06/16/2026
I've been hesitant to write about the good days. As if naming them might make them disappear.
There is a superstition in healing that I've never fully shaken. That saying I feel better out loud will summon the thing back. I knock on wood when I catch myself feeling fine — and I don't think i'm entirely joking when I do it.
But there's something else underneath the superstition. A question about who I am betraying when I write about a good day. The women still in the worst of it, who would read this and feel the distance between us. The version of me from last year who would've looked at this version — upright, eating breakfast without negotiating with her body about it, walking without her legs reporting back every few minutes — and felt something complicated. Not quite anger Something lonelier than that.
There’s also this contrast from posting my tears to feeling really good just a few days later, wondering “will they think I’m bonkers if I shared about today?”
Today was a good day.
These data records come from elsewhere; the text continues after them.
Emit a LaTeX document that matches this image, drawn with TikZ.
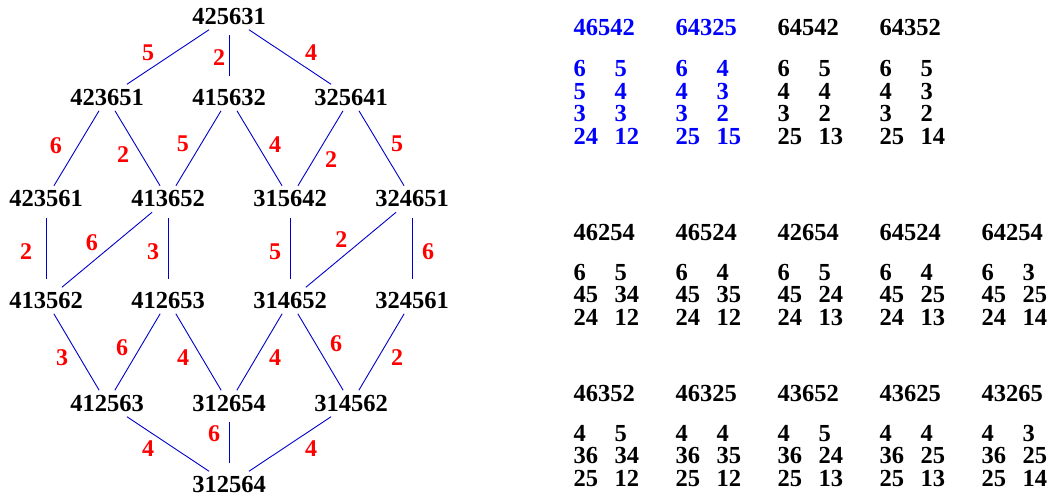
\documentclass[tikz,border=0pt]{standalone}
\usepackage{fontspec}
\setmainfont{Liberation Serif}

\begin{document}
\begin{tikzpicture}[
                x = 1pt, y = -1pt,
                permnode/.style = {
                    font      = \fontsize{24.5}{28}\selectfont\bfseries,
                    inner sep = 5pt,
                    outer sep = 0pt
                },
                permtext/.style = {
                    font      = \fontsize{24.5}{28}\selectfont\bfseries,
                    anchor    = base west,
                    inner sep = 0pt
                },
                edgeline/.style  = {draw = blue!80!black, line width = 0.9pt},
                vedge/.style     = {edgeline, shorten < = 5.5pt, shorten > = 8.5pt},
                steplabel/.style = {
                    text      = red,
                    font      = \fontsize{24}{28}\selectfont\bfseries,
                    inner sep = 0pt
                }
            ]

                \useasboundingbox (0, 0) rectangle (1050, 498);

                % the lattice
                \node[permnode] (top) at (229, 16.5)  {425631};
                \node[permnode] (a1)  at (107, 97.5)  {423651};
                \node[permnode] (a2)  at (229, 97.5)  {415632};
                \node[permnode] (a3)  at (351, 97.5)  {325641};
                \node[permnode] (b1)  at (46, 199)    {423561};
                \node[permnode] (b2)  at (168, 199)   {413652};
                \node[permnode] (b3)  at (290, 199)   {315642};
                \node[permnode] (b4)  at (412, 199)   {324651};
                \node[permnode] (c1)  at (46, 300.5)  {413562};
                \node[permnode] (c2)  at (168, 300.5) {412653};
                \node[permnode] (c3)  at (290, 300.5) {314652};
                \node[permnode] (c4)  at (412, 300.5) {324561};
                \node[permnode] (d1)  at (107, 403.5) {412563};
                \node[permnode] (d2)  at (229, 403.5) {312654};
                \node[permnode] (d3)  at (351, 403.5) {314562};
                \node[permnode] (bot) at (229, 484.5) {312564};

                \draw[edgeline] (top) -- node[steplabel, shift={(-20,-4)}] {5} (a1);
                \draw[vedge]    (top) -- node[steplabel, shift={(-10,1)}] {2} (a2);
                \draw[edgeline] (top) -- node[steplabel, shift={(21,-4)}] {4} (a3);

                \draw[edgeline] (a1) -- node[steplabel, shift={(-20.5,-3)}] {6} (b1);
                \draw[edgeline] (a1) -- node[steplabel, shift={(-14.5,6)}] {2} (b2);
                \draw[edgeline] (a2) -- node[steplabel, shift={(-15.5,-4)}] {5} (b2);
                \draw[edgeline] (a2) -- node[steplabel, shift={(15.5,-4)}] {4} (b3);
                \draw[edgeline] (a3) -- node[steplabel, shift={(10.5,11)}] {2} (b3);
                \draw[edgeline] (a3) -- node[steplabel, shift={(15.5,-4)}] {5} (b4);

                \draw[vedge]    (b1) -- node[steplabel, shift={(-20,2)}] {2} (c1);
                \draw[edgeline] (b2) -- node[steplabel, shift={(-15,-7)}] {6} (c1);
                \draw[vedge]    (b2) -- node[steplabel, shift={(-15,2)}] {3} (c2);
                \draw[vedge]    (b3) -- node[steplabel, shift={(-15,2)}] {5} (c3);
                \draw[edgeline] (b4) -- node[steplabel, shift={(-9.5,-10)}] {2} (c3);
                \draw[vedge]    (b4) -- node[steplabel, shift={(16,2)}] {6} (c4);

                \draw[edgeline] (c1) -- node[steplabel, shift={(-14.5,6)}] {3} (d1);
                \draw[edgeline] (c2) -- node[steplabel, shift={(-15.5,-4)}] {6} (d1);
                \draw[edgeline] (c2) -- node[steplabel, shift={(-15.5,6)}] {4} (d2);
                \draw[edgeline] (c3) -- node[steplabel, shift={(15.5,6)}] {4} (d2);
                \draw[edgeline] (c3) -- node[steplabel, shift={(15.5,-8)}] {6} (d3);
                \draw[edgeline] (c4) -- node[steplabel, shift={(15.5,6)}] {2} (d3);

                \draw[edgeline] (d1) -- node[steplabel, shift={(-20,5)}] {4} (bot);
                \draw[vedge]    (d2) -- node[steplabel, shift={(-15,-10)}] {6} (bot);
                \draw[edgeline] (d3) -- node[steplabel, shift={(21,5)}] {4} (bot);

                % the tables on the right
                \foreach \bx/\cl/\hd/\pa/\pb/\pc/\pd/\pe/\pf/\pg/\ph [count=\i] in {
                    573.5/blue/46542/6/5/5/4/3/3/24/12,
                    675.5/blue/64325/6/4/4/3/3/2/25/15,
                    777.5/black/64542/6/5/4/4/3/2/25/13,
                    879.5/black/64352/6/5/4/3/3/2/25/14}
                {
                    \node[permtext, text=\cl] (th\i) at (\bx, 35)       {\hd};
                    \node[permtext, text=\cl] (ta\i) at (\bx, 76.5)     {\pa};
                    \node[permtext, text=\cl] (tb\i) at (\bx+41, 76.5)  {\pb};
                    \node[permtext, text=\cl] (tc\i) at (\bx, 99)       {\pc};
                    \node[permtext, text=\cl] (td\i) at (\bx+41, 99)    {\pd};
                    \node[permtext, text=\cl] (te\i) at (\bx, 121.5)    {\pe};
                    \node[permtext, text=\cl] (tf\i) at (\bx+41, 121.5) {\pf};
                    \node[permtext, text=\cl] (tg\i) at (\bx, 144)      {\pg};
                    \node[permtext, text=\cl] (tk\i) at (\bx+41, 144)   {\ph};
                }

                \foreach \bx/\hd/\pa/\pb/\pc/\pd/\pe/\pf [count=\i] in {
                    573.5/46254/6/5/45/34/24/12,
                    675.5/46524/6/4/45/35/24/12,
                    777.5/42654/6/5/45/24/24/13,
                    879.5/64524/6/4/45/25/24/13,
                    981.5/64254/6/3/45/25/24/14}
                {
                    \node[permtext] (mh\i) at (\bx, 240)       {\hd};
                    \node[permtext] (ma\i) at (\bx, 280)       {\pa};
                    \node[permtext] (mb\i) at (\bx+41, 280)    {\pb};
                    \node[permtext] (mc\i) at (\bx, 302.5)     {\pc};
                    \node[permtext] (md\i) at (\bx+41, 302.5)  {\pd};
                    \node[permtext] (me\i) at (\bx, 325)       {\pe};
                    \node[permtext] (mf\i) at (\bx+41, 325)    {\pf};
                }

                \foreach \bx/\hd/\pa/\pb/\pc/\pd/\pe/\pf [count=\i] in {
                    573.5/46352/4/5/36/34/25/12,
                    675.5/46325/4/4/36/35/25/12,
                    777.5/43652/4/5/36/24/25/13,
                    879.5/43625/4/4/36/25/25/13,
                    981.5/43265/4/3/36/25/25/14}
                {
                    \node[permtext] (lh\i) at (\bx, 401)       {\hd};
                    \node[permtext] (la\i) at (\bx, 441)       {\pa};
                    \node[permtext] (lb\i) at (\bx+41, 441)    {\pb};
                    \node[permtext] (lc\i) at (\bx, 463.5)     {\pc};
                    \node[permtext] (ld\i) at (\bx+41, 463.5)  {\pd};
                    \node[permtext] (le\i) at (\bx, 486)       {\pe};
                    \node[permtext] (lf\i) at (\bx+41, 486)    {\pf};
                }
            \end{tikzpicture}
\end{document}
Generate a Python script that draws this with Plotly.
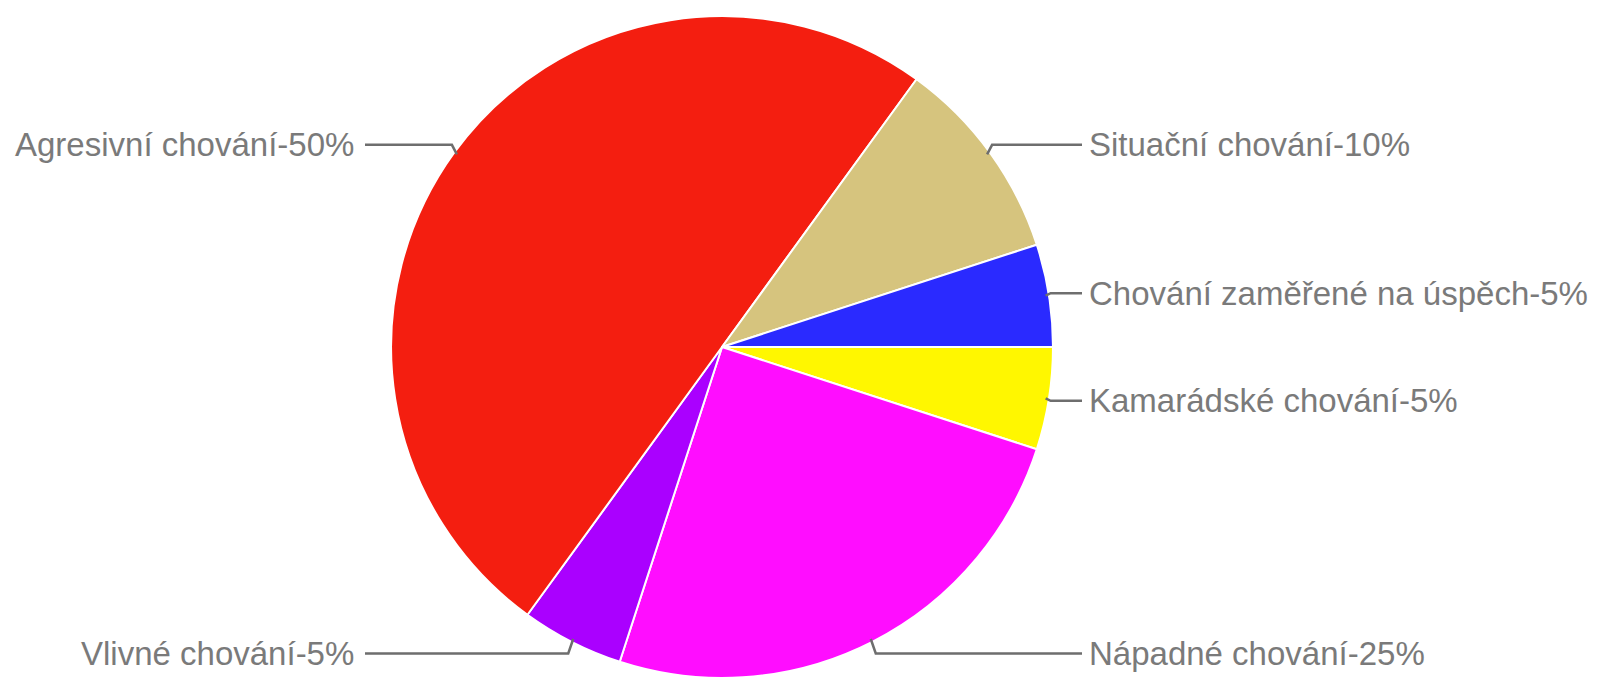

I know because I smelled the blooming linden trees and felt joy instead of just noting it. I ate breakfast slowly and tasted every bite. I walked and my body came with me, quietly, without conditions.
I’ve been writing about the hard days for a while now. I told myself to be honest about it. But writing mostly about the hard days is its own kind of performance. A mirror that captures just this particular angle.
The good days are also true. The walk happened. The trees smelled sweet like honey. I was, for a morning, just a woman who felt fine.
I am allowed to write that down. Celebrate it publicly even. I am still learning to believe it.